STATED TASK - From the line containing "Output the LaTeX" through the line containing "(0,0) rectangle (1172,872);", retype each line exactly; include both end lines and nothing beyond them.

RECORDS TO USE -
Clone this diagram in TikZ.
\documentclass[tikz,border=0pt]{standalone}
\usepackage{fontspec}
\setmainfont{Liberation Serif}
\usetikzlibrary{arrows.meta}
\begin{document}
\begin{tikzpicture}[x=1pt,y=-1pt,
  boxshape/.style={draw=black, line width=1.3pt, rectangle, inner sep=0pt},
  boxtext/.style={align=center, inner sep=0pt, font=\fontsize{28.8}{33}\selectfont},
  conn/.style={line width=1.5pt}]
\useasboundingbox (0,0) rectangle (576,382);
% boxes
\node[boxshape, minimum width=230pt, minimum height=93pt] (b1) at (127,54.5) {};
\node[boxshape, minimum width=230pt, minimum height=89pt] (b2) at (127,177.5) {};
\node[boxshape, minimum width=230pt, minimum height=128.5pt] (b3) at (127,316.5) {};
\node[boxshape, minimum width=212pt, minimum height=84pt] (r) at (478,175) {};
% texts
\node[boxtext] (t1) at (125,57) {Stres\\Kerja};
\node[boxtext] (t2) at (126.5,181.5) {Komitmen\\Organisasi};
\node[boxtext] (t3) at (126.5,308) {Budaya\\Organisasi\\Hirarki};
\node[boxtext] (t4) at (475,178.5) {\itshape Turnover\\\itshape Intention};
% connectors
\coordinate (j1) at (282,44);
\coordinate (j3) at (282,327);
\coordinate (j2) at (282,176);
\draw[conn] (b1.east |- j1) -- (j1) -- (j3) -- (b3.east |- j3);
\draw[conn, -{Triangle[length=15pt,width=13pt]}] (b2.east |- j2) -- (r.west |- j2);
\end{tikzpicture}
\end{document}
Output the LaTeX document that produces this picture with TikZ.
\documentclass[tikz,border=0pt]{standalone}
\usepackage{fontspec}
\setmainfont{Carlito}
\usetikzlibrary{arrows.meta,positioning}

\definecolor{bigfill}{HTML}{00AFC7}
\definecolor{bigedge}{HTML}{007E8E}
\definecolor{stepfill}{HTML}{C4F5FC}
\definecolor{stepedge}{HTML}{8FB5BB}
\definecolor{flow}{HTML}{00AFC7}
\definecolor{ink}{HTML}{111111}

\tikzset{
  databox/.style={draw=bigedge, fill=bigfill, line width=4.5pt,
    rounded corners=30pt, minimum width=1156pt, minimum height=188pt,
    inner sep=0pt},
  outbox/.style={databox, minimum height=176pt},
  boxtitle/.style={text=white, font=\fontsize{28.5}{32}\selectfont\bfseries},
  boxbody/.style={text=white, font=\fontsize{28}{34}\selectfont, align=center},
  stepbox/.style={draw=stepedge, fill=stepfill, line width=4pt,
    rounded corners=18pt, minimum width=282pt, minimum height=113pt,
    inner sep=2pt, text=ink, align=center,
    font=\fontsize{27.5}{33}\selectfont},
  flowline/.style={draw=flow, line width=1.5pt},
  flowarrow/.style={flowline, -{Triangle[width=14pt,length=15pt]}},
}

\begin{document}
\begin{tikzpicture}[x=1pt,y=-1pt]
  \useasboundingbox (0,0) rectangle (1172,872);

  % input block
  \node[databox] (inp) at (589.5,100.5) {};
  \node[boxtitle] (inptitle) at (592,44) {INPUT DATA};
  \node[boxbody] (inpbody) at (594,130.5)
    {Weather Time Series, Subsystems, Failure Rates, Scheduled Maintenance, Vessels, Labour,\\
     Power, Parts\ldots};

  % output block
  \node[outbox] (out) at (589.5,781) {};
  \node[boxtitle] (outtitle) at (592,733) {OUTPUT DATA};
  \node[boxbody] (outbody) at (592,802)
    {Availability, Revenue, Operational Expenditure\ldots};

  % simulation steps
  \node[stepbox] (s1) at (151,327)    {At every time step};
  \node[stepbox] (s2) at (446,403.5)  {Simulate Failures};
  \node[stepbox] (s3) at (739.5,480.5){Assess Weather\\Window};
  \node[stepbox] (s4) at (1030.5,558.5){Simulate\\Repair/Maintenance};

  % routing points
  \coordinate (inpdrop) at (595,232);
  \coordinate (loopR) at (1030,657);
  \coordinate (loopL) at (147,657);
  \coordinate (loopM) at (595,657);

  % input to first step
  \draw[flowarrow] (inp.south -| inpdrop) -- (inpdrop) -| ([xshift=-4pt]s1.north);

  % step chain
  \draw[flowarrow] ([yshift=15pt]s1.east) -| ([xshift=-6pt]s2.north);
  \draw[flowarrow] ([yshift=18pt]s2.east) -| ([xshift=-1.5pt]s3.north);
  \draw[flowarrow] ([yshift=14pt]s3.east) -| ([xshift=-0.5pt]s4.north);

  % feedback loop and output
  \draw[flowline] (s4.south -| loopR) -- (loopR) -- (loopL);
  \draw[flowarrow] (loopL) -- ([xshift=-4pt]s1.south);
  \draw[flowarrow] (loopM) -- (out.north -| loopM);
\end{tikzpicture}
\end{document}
...
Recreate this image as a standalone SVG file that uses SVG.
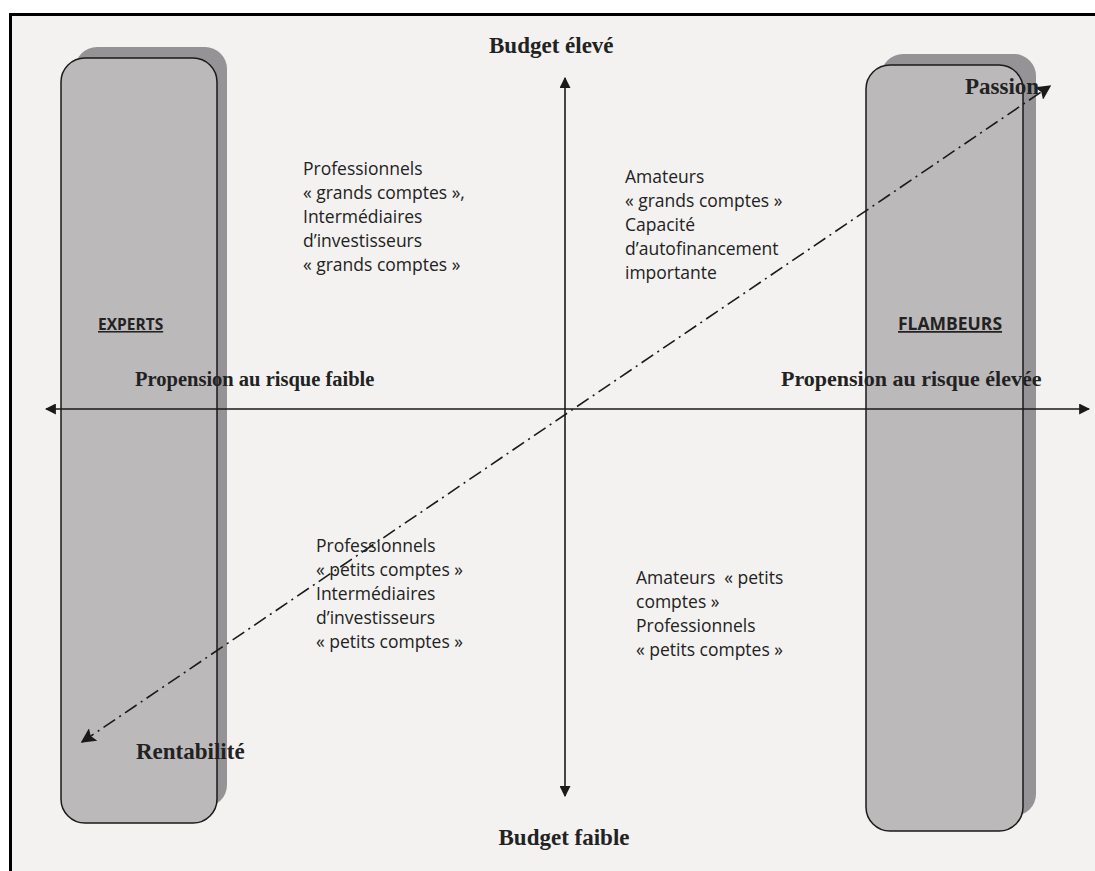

EXERCISE RESPONSE -
Output the LaTeX document that produces this picture with TikZ.
\documentclass[tikz,border=0pt]{standalone}
\usepackage{fontspec}
\setmainfont{Carlito}
\usetikzlibrary{arrows.meta,positioning}

\definecolor{bigfill}{HTML}{00AFC7}
\definecolor{bigedge}{HTML}{007E8E}
\definecolor{stepfill}{HTML}{C4F5FC}
\definecolor{stepedge}{HTML}{8FB5BB}
\definecolor{flow}{HTML}{00AFC7}
\definecolor{ink}{HTML}{111111}

\tikzset{
  databox/.style={draw=bigedge, fill=bigfill, line width=4.5pt,
    rounded corners=30pt, minimum width=1156pt, minimum height=188pt,
    inner sep=0pt},
  outbox/.style={databox, minimum height=176pt},
  boxtitle/.style={text=white, font=\fontsize{28.5}{32}\selectfont\bfseries},
  boxbody/.style={text=white, font=\fontsize{28}{34}\selectfont, align=center},
  stepbox/.style={draw=stepedge, fill=stepfill, line width=4pt,
    rounded corners=18pt, minimum width=282pt, minimum height=113pt,
    inner sep=2pt, text=ink, align=center,
    font=\fontsize{27.5}{33}\selectfont},
  flowline/.style={draw=flow, line width=1.5pt},
  flowarrow/.style={flowline, -{Triangle[width=14pt,length=15pt]}},
}

\begin{document}
\begin{tikzpicture}[x=1pt,y=-1pt]
  \useasboundingbox (0,0) rectangle (1172,872);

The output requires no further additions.